Ø The line joining these magnetic poles is called the magnetic axis.

Ø The magnetic axis intersects the geographic north pole at a point called the north geomagnetic pole or northern magnetic pole. It intersects the geographic south pole at a point called the south geomagnetic pole or southern magnetic pole.

Ø The magnetic axis and the geographical axis (axis of rotation) do not coincide with each other.

Ø The magnetic axis of the Earth is inclined at an angle of about 10° to 15° with the geographical axis.

The exact cause of the Earth’s magnetism is not known even today. However, some important factors, which may be the cause of the Earth’s magnetism, are as follows.

Ø Masses of magnetic substances in the Earth

Ø Radiations from the Sun

Ø Action of the Moon

However, it is believed that the Earth’s magnetic field is due to the molten charged metallic fluid inside the Earth’s surface with a core of radius of about 3500 km compared to the Earth’s radius of 6400 km.

 

6.1 Earth’s Magnetic Field

A freely suspended magnetic needle at a point on the Earth comes to rest approximately along the geographical north - south direction. This shows that the Earth behaves like a huge magnetic dipole with its magnetic poles located near its geographical poles.

The north pole of a magnetic needle approximately points towards the geographic north (NG). Thus, it is appropriate to say that the magnetic north pole of the needle is attracted by the magnetic south pole of the Earth (Sm), which is located at the geographic north NG.
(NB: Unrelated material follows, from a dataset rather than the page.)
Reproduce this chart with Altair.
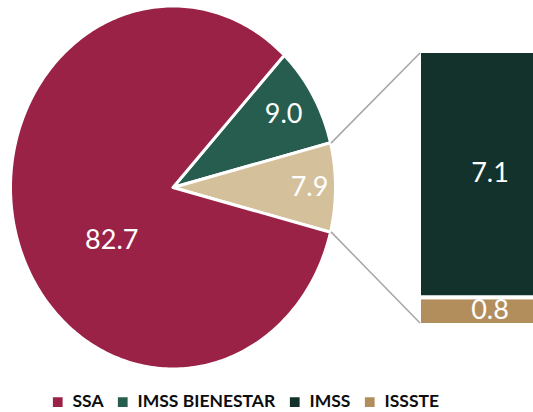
import numpy as np
import pandas as pd
import altair as alt

# ---- data ----
pie_labels = ["IMSS BIENESTAR", "IMSS + ISSSTE", "SSA"]
pie_values = [9.0, 7.9, 82.7]
pie_colors = ["#265D4F", "#D4C19C", "#9B2247"]

bar_labels = ["ISSSTE", "IMSS"]
bar_values = [0.8, 7.1]

legend_labels = ["SSA", "IMSS BIENESTAR", "IMSS", "ISSSTE"]
legend_colors = ["#9B2247", "#265D4F", "#13322B", "#B38E5D"]

# ---- layout constants ----
W, H = 533, 412
CX, CY, RX, RY = 173, 187.5, 162.5, 181.5
BAR_TOP, BAR_BOTTOM, BAR_LEFT = 51, 325, 419
FONT = "Lato"

total = sum(pie_values)
start = np.pi / 2 - (pie_values[0] + pie_values[1] / 2) / total * 2 * np.pi

rows, bounds = [], []
a0 = start
for lab, v in zip(pie_labels, pie_values):
    a1 = a0 + v / total * 2 * np.pi
    rows.append(dict(slice=lab, i=0, px=0.0, py=0.0))
    n = max(int(np.degrees(a1 - a0)), 4)
    for j, a in enumerate(np.linspace(a0, a1, n + 1)):
        rows.append(dict(slice=lab, i=j + 1, px=np.sin(a), py=np.cos(a)))
    bounds.append((a0, a1))
    a0 = a1
pie_df = pd.DataFrame(rows)

# label positions (fraction of radius along an angle)
label_k = [0.79, 0.84, 0.48]
label_shift = [0.0, 0.0, np.radians(-22)]
lab_rows = []
for (b0, b1), lab, v, k, s in zip(bounds, pie_labels, pie_values, label_k, label_shift):
    m = (b0 + b1) / 2 + s
    lab_rows.append(dict(slice=lab, txt=f"{v:.1f}", lx=k * np.sin(m), ly=k * np.cos(m)))
lab_df = pd.DataFrame(lab_rows)

bar_df = pd.DataFrame({"cat": bar_labels, "value": bar_values, "ord": [0, 1]})

xs = alt.Scale(domain=[-1, 1], range=[CX - RX, CX + RX], nice=False, zero=False)
ys = alt.Scale(domain=[-1, 1], range=[CY + RY, CY - RY], nice=False, zero=False)

pie = alt.Chart(pie_df).mark_line(
    interpolate="linear-closed", stroke="white", strokeWidth=3, strokeJoin="round"
).encode(
    x=alt.X("px:Q", scale=xs, axis=None),
    y=alt.Y("py:Q", scale=ys, axis=None),
    fill=alt.Fill("slice:N", scale=alt.Scale(domain=pie_labels, range=pie_colors), legend=None),
    order=alt.Order("i:Q"),
)

pie_text = alt.Chart(lab_df).mark_text(
    font=FONT, fontSize=27, color="white", align="center", baseline="middle"
).encode(
    x=alt.X("lx:Q", scale=xs, axis=None),
    y=alt.Y("ly:Q", scale=ys, axis=None),
    text="txt:N",
)

pie_layer = alt.layer(pie, pie_text)

bys = alt.Scale(domain=[0, sum(bar_values)], range=[BAR_BOTTOM, BAR_TOP], nice=False, zero=False)
bar_base = alt.Chart(bar_df).transform_stack(
    stack="value", groupby=[], as_=["y0", "y1"], sort=[alt.SortField("ord", order="ascending")]
).transform_calculate(mid="(datum.y0 + datum.y1) / 2")

bars = bar_base.mark_rect(stroke="white", strokeWidth=4).encode(
    x=alt.value(BAR_LEFT),
    x2=alt.value(W + 30),
    y=alt.Y("y0:Q", scale=bys, axis=None),
    y2="y1:Q",
    color=alt.Color(
        "cat:N",
        scale=alt.Scale(domain=legend_labels, range=legend_colors),
        legend=alt.Legend(
            title=None, orient="none", legendX=49, legendY=393, direction="horizontal",
            columns=4, symbolType="square", symbolSize=95, symbolStrokeWidth=0,
            labelFont=FONT, labelFontWeight="bold", labelFontSize=17.5, labelColor="#0D0D0D",
            labelOffset=6, columnPadding=10, padding=0,
        ),
    ),
)
bar_text = bar_base.mark_text(
    font=FONT, fontSize=27, color="white", align="center", baseline="middle"
).encode(
    x=alt.value(490),
    y=alt.Y("mid:Q", scale=bys, axis=None),
    text=alt.Text("value:Q", format=".1f"),
)
bar_layer = alt.layer(bars, bar_text)

# connector lines from the "other" slice to the bar
ua, la = bounds[1]
ux, uy = CX + (RX - 1.5) * np.sin(ua) + 2, CY - (RY - 1.5) * np.cos(ua)
lx_, ly_ = CX + (RX - 1.5) * np.sin(la) + 2, CY - (RY - 1.5) * np.cos(la)
one = pd.DataFrame({"k": [0]})
conn_up = alt.Chart(one).mark_rule(color="#A6A6A6", strokeWidth=1.5).encode(
    x=alt.value(float(ux)), y=alt.value(float(uy)),
    x2=alt.value(BAR_LEFT + 1), y2=alt.value(BAR_TOP + 2),
)
conn_lo = alt.Chart(one).mark_rule(color="#A6A6A6", strokeWidth=1.5).encode(
    x=alt.value(float(lx_)), y=alt.value(float(ly_)),
    x2=alt.value(BAR_LEFT + 1), y2=alt.value(BAR_BOTTOM - 2),
)

chart = alt.layer(pie_layer, bar_layer, conn_up, conn_lo).resolve_scale(
    x="independent", y="independent", color="independent", fill="independent"
).properties(
    width=W, height=H, padding=0, autosize=alt.AutoSizeParams(type="none"),
    background="white",
).configure_view(stroke=None)

chart.save("out.html", embed_options={"renderer": "svg", "actions": False})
Also, the magnetic south pole of the needle is attracted by the magnetic north pole of the Earth (Nm), which is located at the geographic south SG.

The magnitude of the magnetic field strength at the Earth’s surface ranges from 25 to 65 micro tesla.

7     Uses of Magnets

We come into contact with magnets offen in our daily life. They are used in wide range of devices. Some of the uses of magnets are given below.

Ø In ancient times the magnet in the form of ‘direction stone’ helped seamen to find the directions during a voyage.

Ø Nowadays, magnets are used to generate electricity in dynamos.

Ø Magnets, especially electromagnets are used in our day to day life.

Ø They are used in electric bells and electric motors.

Ø They are used in loudspeakers and microphones.

Ø An extremely powerful electromagnet is used in the fast moving Maglev train to remain floating above the tracks.

Ø In industries, magnetic conveyor belts are used to sort out magnetic substances from scraps mixed with non-magnetic substances.

Ø Magnets are used in computer in its storing devices such as hard disks.

Ø In banks, the magnets enable the computers to read the MICR numbers printed on a cheque.

Ø The tip of the screw drivers are made slightly magnetic so that the screws remain attached to the tip.

Ø At hospitals, extremely strong electro magnets are used in the MRI (Magnetic Resonance Imaging) to scan the specified internal organ.